_Dataset content_

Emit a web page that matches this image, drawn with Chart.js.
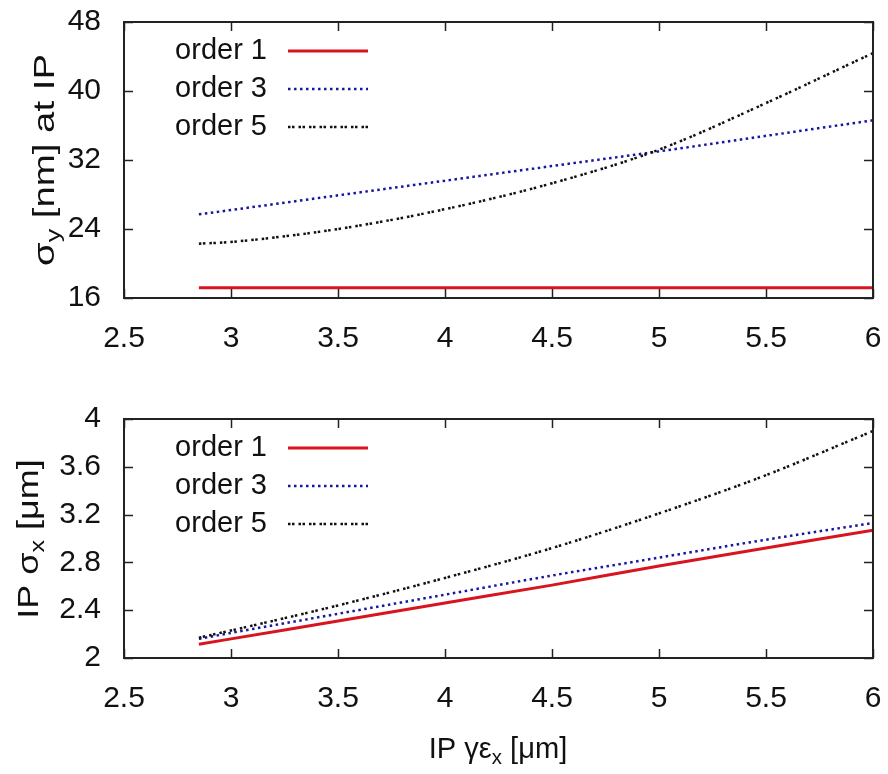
<!DOCTYPE html>
<html>
<head>
<meta charset="utf-8">
<script src="https://cdn.jsdelivr.net/npm/chart.js@4.4.1/dist/chart.umd.min.js"></script>
<style>
  html, body { margin: 0; padding: 0; background: #fff; }
  #wrap { position: relative; width: 888px; height: 774px; }
  #topChart { position: absolute; left: 0; top: 0; }
  #botChart { position: absolute; left: 0; top: 370px; }
</style>
</head>
<body>
<div id="wrap">
  <canvas id="topChart" width="888" height="370"></canvas>
  <canvas id="botChart" width="888" height="404"></canvas>
</div>
<script>
// IP gamma*emittance x [um]
const emitX = [2.85, 3, 3.5, 4, 4.5, 5, 5.5, 6];

// sigma_y [nm] at IP
const sigY1 = [17.2, 17.2, 17.2, 17.2, 17.2, 17.2, 17.2, 17.2];
const sigY3 = [25.7, 26.2, 27.9, 29.6, 31.3, 33.0, 34.8, 36.6];
const sigY5 = [22.3, 22.5, 24.0, 26.3, 29.3, 33.2, 38.6, 44.4];

// IP sigma_x [um]
const sigX1 = [2.115, 2.16, 2.31, 2.46, 2.61, 2.77, 2.92, 3.07];
const sigX3 = [2.16, 2.21, 2.37, 2.53, 2.69, 2.84, 2.99, 3.13];
const sigX5 = [2.17, 2.23, 2.44, 2.67, 2.92, 3.21, 3.53, 3.90];

const seriesLabels = ['order 1', 'order 3', 'order 5'];
const xTicksMin = 2.5, xTicksMax = 6, xStep = 0.5;
const yTopMin = 16, yTopMax = 48, yTopStep = 8;
const yBotMin = 2, yBotMax = 4, yBotStep = 0.4;

const styles = [
  { borderColor: '#d8141e', borderWidth: 3, borderDash: [], order: 2 },
  { borderColor: '#1616a0', borderWidth: 2.5, borderDash: [2.5, 3.5], order: 1 },
  { borderColor: '#111111', borderWidth: 2.5, borderDash: [2.5, 1.5, 2.5, 4], order: 0 }
];

function makeSets(arrs) {
  return arrs.map((arr, i) => ({
    label: seriesLabels[i],
    data: emitX.map((x, j) => ({ x: x, y: arr[j] })),
    borderColor: styles[i].borderColor,
    borderWidth: styles[i].borderWidth,
    borderDash: styles[i].borderDash,
    order: styles[i].order,
    pointRadius: 0,
    fill: false,
    cubicInterpolationMode: 'monotone'
  }));
}

// box around plot + inward ticks on all four sides
const framePlugin = {
  id: 'frame',
  afterDraw(chart) {
    const { ctx, chartArea: a, scales } = chart;
    const x = scales.x, y = scales.y;
    ctx.save();
    ctx.strokeStyle = '#222';
    ctx.lineWidth = 1.5;
    ctx.setLineDash([]);
    ctx.beginPath();
    x.ticks.forEach(t => {
      const px = Math.round(x.getPixelForValue(t.value)) + 0.5;
      ctx.moveTo(px, a.bottom); ctx.lineTo(px, a.bottom - 9);
      ctx.moveTo(px, a.top); ctx.lineTo(px, a.top + 9);
    });
    y.ticks.forEach(t => {
      const py = Math.round(y.getPixelForValue(t.value)) + 0.5;
      ctx.moveTo(a.left, py); ctx.lineTo(a.left + 9, py);
      ctx.moveTo(a.right, py); ctx.lineTo(a.right - 9, py);
    });
    ctx.stroke();
    ctx.lineWidth = 2;
    ctx.strokeRect(a.left, a.top, a.right - a.left, a.bottom - a.top);
    ctx.restore();
  }
};

// gnuplot-style key: text then line sample
const keyPlugin = {
  id: 'key',
  afterDraw(chart) {
    const { ctx, chartArea: a } = chart;
    ctx.save();
    chart.data.datasets.forEach((ds, i) => {
      const yy = a.top + 29 + i * 38;
      ctx.font = '29px "Liberation Sans", Arial, sans-serif';
      ctx.fillStyle = '#111';
      ctx.textAlign = 'right';
      ctx.textBaseline = 'middle';
      ctx.fillText(ds.label, 267, yy);
      ctx.strokeStyle = ds.borderColor;
      ctx.lineWidth = ds.borderWidth;
      ctx.setLineDash(ds.borderDash || []);
      ctx.beginPath();
      ctx.moveTo(288, yy);
      ctx.lineTo(368, yy);
      ctx.stroke();
    });
    ctx.restore();
  }
};

// axis titles with subscripts
function drawRich(ctx, parts, cx, cy, rot, stretch) {
  const main = '30px "Liberation Sans", Arial, sans-serif';
  const sub = '21px "Liberation Sans", Arial, sans-serif';
  ctx.save();
  let total = 0;
  parts.forEach(p => { ctx.font = p.sub ? sub : main; p.w = ctx.measureText(p.t).width; total += p.w; });
  ctx.translate(cx, cy);
  ctx.rotate(rot);
  ctx.scale(stretch, 1);
  ctx.fillStyle = '#111';
  ctx.textAlign = 'left';
  ctx.textBaseline = 'middle';
  let pos = -total / 2;
  parts.forEach(p => {
    ctx.font = p.sub ? sub : main;
    ctx.fillText(p.t, pos, p.sub ? 8 : 0);
    pos += p.w;
  });
  ctx.restore();
}

const titlePlugin = {
  id: 'axisTitles',
  afterDraw(chart, args, opts) {
    const ctx = chart.ctx;
    if (opts.y) drawRich(ctx, opts.y.parts, opts.y.cx, opts.y.cy, -Math.PI / 2, opts.y.stretch || 1);
    if (opts.x) drawRich(ctx, opts.x.parts, opts.x.cx, opts.x.cy, 0, opts.x.stretch || 1);
  }
};

function fmt(v) { return String(Number(v.toFixed(2))); }

function makeOptions(yMin, yMax, yStep, padTop, xHeight, titles) {
  return {
    responsive: false,
    animation: false,
    layout: { padding: { top: padTop, right: 15, left: 0, bottom: 0 } },
    plugins: { legend: { display: false }, tooltip: { enabled: false }, axisTitles: titles },
    scales: {
      x: {
        type: 'linear', min: xTicksMin, max: xTicksMax,
        grid: { display: false, drawTicks: false },
        border: { display: false },
        ticks: { stepSize: xStep, padding: 23, color: '#111', maxRotation: 0, callback: fmt,
                 font: { family: '"Liberation Sans", Arial, sans-serif', size: 30 } },
        afterFit(s) { s.height = xHeight; s.paddingLeft = 0; s.paddingRight = 0; }
      },
      y: {
        min: yMin, max: yMax,
        grid: { display: false, drawTicks: false },
        border: { display: false },
        ticks: { stepSize: yStep, padding: 23, color: '#111', callback: fmt,
                 font: { family: '"Liberation Sans", Arial, sans-serif', size: 30 } },
        afterFit(s) { s.width = 124; s.paddingTop = 0; s.paddingBottom = 0; }
      }
    }
  };
}

document.addEventListener('DOMContentLoaded', () => {
  new Chart(document.getElementById('topChart'), {
    type: 'line',
    data: { datasets: makeSets([sigY1, sigY3, sigY5]) },
    options: makeOptions(yTopMin, yTopMax, yTopStep, 22, 72, {
      y: { parts: [{ t: 'σ' }, { t: 'y', sub: true }, { t: ' [nm] at IP' }], cx: 46, cy: 160, stretch: 1.28 }
    }),
    plugins: [framePlugin, keyPlugin, titlePlugin]
  });

  new Chart(document.getElementById('botChart'), {
    type: 'line',
    data: { datasets: makeSets([sigX1, sigX3, sigX5]) },
    options: makeOptions(yBotMin, yBotMax, yBotStep, 49, 116, {
      y: { parts: [{ t: 'IP σ' }, { t: 'x', sub: true }, { t: ' [μm]' }], cx: 30, cy: 169, stretch: 1.2 },
      x: { parts: [{ t: 'IP γε' }, { t: 'x', sub: true }, { t: ' [μm]' }], cx: 498, cy: 380, stretch: 0.97 }
    }),
    plugins: [framePlugin, keyPlugin, titlePlugin]
  });
});
</script>
</body>
</html>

_Exercise details_
Without the pictures, retype the whole of the material above exactly.

_The solution_
Emit a web page that matches this image, drawn with Chart.js.
<!DOCTYPE html>
<html>
<head>
<meta charset="utf-8">
<script src="https://cdn.jsdelivr.net/npm/chart.js@4.4.1/dist/chart.umd.min.js"></script>
<style>
  html, body { margin: 0; padding: 0; background: #fff; }
  #wrap { position: relative; width: 888px; height: 774px; }
  #topChart { position: absolute; left: 0; top: 0; }
  #botChart { position: absolute; left: 0; top: 370px; }
</style>
</head>
<body>
<div id="wrap">
  <canvas id="topChart" width="888" height="370"></canvas>
  <canvas id="botChart" width="888" height="404"></canvas>
</div>
<script>
// IP gamma*emittance x [um]
const emitX = [2.85, 3, 3.5, 4, 4.5, 5, 5.5, 6];

// sigma_y [nm] at IP
const sigY1 = [17.2, 17.2, 17.2, 17.2, 17.2, 17.2, 17.2, 17.2];
const sigY3 = [25.7, 26.2, 27.9, 29.6, 31.3, 33.0, 34.8, 36.6];
const sigY5 = [22.3, 22.5, 24.0, 26.3, 29.3, 33.2, 38.6, 44.4];

// IP sigma_x [um]
const sigX1 = [2.115, 2.16, 2.31, 2.46, 2.61, 2.77, 2.92, 3.07];
const sigX3 = [2.16, 2.21, 2.37, 2.53, 2.69, 2.84, 2.99, 3.13];
const sigX5 = [2.17, 2.23, 2.44, 2.67, 2.92, 3.21, 3.53, 3.90];

const seriesLabels = ['order 1', 'order 3', 'order 5'];
const xTicksMin = 2.5, xTicksMax = 6, xStep = 0.5;
const yTopMin = 16, yTopMax = 48, yTopStep = 8;
const yBotMin = 2, yBotMax = 4, yBotStep = 0.4;

const styles = [
  { borderColor: '#d8141e', borderWidth: 3, borderDash: [], order: 2 },
  { borderColor: '#1616a0', borderWidth: 2.5, borderDash: [2.5, 3.5], order: 1 },
  { borderColor: '#111111', borderWidth: 2.5, borderDash: [2.5, 1.5, 2.5, 4], order: 0 }
];

function makeSets(arrs) {
  return arrs.map((arr, i) => ({
    label: seriesLabels[i],
    data: emitX.map((x, j) => ({ x: x, y: arr[j] })),
    borderColor: styles[i].borderColor,
    borderWidth: styles[i].borderWidth,
    borderDash: styles[i].borderDash,
    order: styles[i].order,
    pointRadius: 0,
    fill: false,
    cubicInterpolationMode: 'monotone'
  }));
}

// box around plot + inward ticks on all four sides
const framePlugin = {
  id: 'frame',
  afterDraw(chart) {
    const { ctx, chartArea: a, scales } = chart;
    const x = scales.x, y = scales.y;
    ctx.save();
    ctx.strokeStyle = '#222';
    ctx.lineWidth = 1.5;
    ctx.setLineDash([]);
    ctx.beginPath();
    x.ticks.forEach(t => {
      const px = Math.round(x.getPixelForValue(t.value)) + 0.5;
      ctx.moveTo(px, a.bottom); ctx.lineTo(px, a.bottom - 9);
      ctx.moveTo(px, a.top); ctx.lineTo(px, a.top + 9);
    });
    y.ticks.forEach(t => {
      const py = Math.round(y.getPixelForValue(t.value)) + 0.5;
      ctx.moveTo(a.left, py); ctx.lineTo(a.left + 9, py);
      ctx.moveTo(a.right, py); ctx.lineTo(a.right - 9, py);
    });
    ctx.stroke();
    ctx.lineWidth = 2;
    ctx.strokeRect(a.left, a.top, a.right - a.left, a.bottom - a.top);
    ctx.restore();
  }
};

// gnuplot-style key: text then line sample
const keyPlugin = {
  id: 'key',
  afterDraw(chart) {
    const { ctx, chartArea: a } = chart;
    ctx.save();
    chart.data.datasets.forEach((ds, i) => {
      const yy = a.top + 29 + i * 38;
      ctx.font = '29px "Liberation Sans", Arial, sans-serif';
      ctx.fillStyle = '#111';
      ctx.textAlign = 'right';
      ctx.textBaseline = 'middle';
      ctx.fillText(ds.label, 267, yy);
      ctx.strokeStyle = ds.borderColor;
      ctx.lineWidth = ds.borderWidth;
      ctx.setLineDash(ds.borderDash || []);
      ctx.beginPath();
      ctx.moveTo(288, yy);
      ctx.lineTo(368, yy);
      ctx.stroke();
    });
    ctx.restore();
  }
};

// axis titles with subscripts
function drawRich(ctx, parts, cx, cy, rot, stretch) {
  const main = '30px "Liberation Sans", Arial, sans-serif';
  const sub = '21px "Liberation Sans", Arial, sans-serif';
  ctx.save();
  let total = 0;
  parts.forEach(p => { ctx.font = p.sub ? sub : main; p.w = ctx.measureText(p.t).width; total += p.w; });
  ctx.translate(cx, cy);
  ctx.rotate(rot);
  ctx.scale(stretch, 1);
  ctx.fillStyle = '#111';
  ctx.textAlign = 'left';
  ctx.textBaseline = 'middle';
  let pos = -total / 2;
  parts.forEach(p => {
    ctx.font = p.sub ? sub : main;
    ctx.fillText(p.t, pos, p.sub ? 8 : 0);
    pos += p.w;
  });
  ctx.restore();
}

const titlePlugin = {
  id: 'axisTitles',
  afterDraw(chart, args, opts) {
    const ctx = chart.ctx;
    if (opts.y) drawRich(ctx, opts.y.parts, opts.y.cx, opts.y.cy, -Math.PI / 2, opts.y.stretch || 1);
    if (opts.x) drawRich(ctx, opts.x.parts, opts.x.cx, opts.x.cy, 0, opts.x.stretch || 1);
  }
};

function fmt(v) { return String(Number(v.toFixed(2))); }

function makeOptions(yMin, yMax, yStep, padTop, xHeight, titles) {
  return {
    responsive: false,
    animation: false,
    layout: { padding: { top: padTop, right: 15, left: 0, bottom: 0 } },
    plugins: { legend: { display: false }, tooltip: { enabled: false }, axisTitles: titles },
    scales: {
      x: {
        type: 'linear', min: xTicksMin, max: xTicksMax,
        grid: { display: false, drawTicks: false },
        border: { display: false },
        ticks: { stepSize: xStep, padding: 23, color: '#111', maxRotation: 0, callback: fmt,
                 font: { family: '"Liberation Sans", Arial, sans-serif', size: 30 } },
        afterFit(s) { s.height = xHeight; s.paddingLeft = 0; s.paddingRight = 0; }
      },
      y: {
        min: yMin, max: yMax,
        grid: { display: false, drawTicks: false },
        border: { display: false },
        ticks: { stepSize: yStep, padding: 23, color: '#111', callback: fmt,
                 font: { family: '"Liberation Sans", Arial, sans-serif', size: 30 } },
        afterFit(s) { s.width = 124; s.paddingTop = 0; s.paddingBottom = 0; }
      }
    }
  };
}

document.addEventListener('DOMContentLoaded', () => {
  new Chart(document.getElementById('topChart'), {
    type: 'line',
    data: { datasets: makeSets([sigY1, sigY3, sigY5]) },
    options: makeOptions(yTopMin, yTopMax, yTopStep, 22, 72, {
      y: { parts: [{ t: 'σ' }, { t: 'y', sub: true }, { t: ' [nm] at IP' }], cx: 46, cy: 160, stretch: 1.28 }
    }),
    plugins: [framePlugin, keyPlugin, titlePlugin]
  });

  new Chart(document.getElementById('botChart'), {
    type: 'line',
    data: { datasets: makeSets([sigX1, sigX3, sigX5]) },
    options: makeOptions(yBotMin, yBotMax, yBotStep, 49, 116, {
      y: { parts: [{ t: 'IP σ' }, { t: 'x', sub: true }, { t: ' [μm]' }], cx: 30, cy: 169, stretch: 1.2 },
      x: { parts: [{ t: 'IP γε' }, { t: 'x', sub: true }, { t: ' [μm]' }], cx: 498, cy: 380, stretch: 0.97 }
    }),
    plugins: [framePlugin, keyPlugin, titlePlugin]
  });
});
</script>
</body>
</html>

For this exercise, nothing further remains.